Temperature of the magnetic ordering of the trivalent iron oxide $\varepsilon$-Fe$_{2}$O$_{3}$

The trivalent iron oxide $\varepsilon$-Fe$_{2}$O$_{3}$ is a fairly rare polymorphic iron oxide modification, which only exists in the form of nanoparticles. This magnetically ordered material exhibits an intriguing magnetic behavior, specifically, a significant room-temperature coercivity $H_C$ (up to $\sim$20 kOe) and a magnetic transition in the temperature range of 80–150 K accompanied by a sharp decrease in the $H_C$ value.

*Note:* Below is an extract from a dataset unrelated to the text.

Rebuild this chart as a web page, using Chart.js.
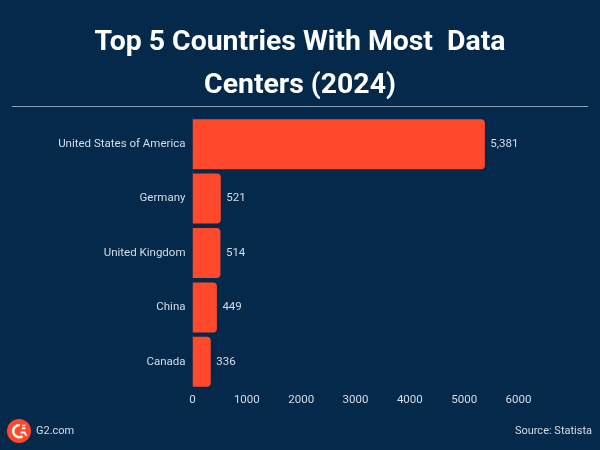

Previously, the temperature of the transition to the paramagnetic state for $\varepsilon$-Fe$_{2}$O$_{3}$ was believed to be about 500 K. However, recent investigations have shown that the magnetically ordered phase exists in $\varepsilon$-Fe$_{2}$O$_{3}$ also at higher temperatures and, around 500 K, another magnetic transition occurs. Using the data on the magnetization and temperature evolution of the ferromagnetic resonance spectra, it is shown that the temperature of the transition of $\varepsilon$-Fe$_{2}$O$_{3}$ particles 3–10 nm in size to the paramagnetic state is $\sim$850 K.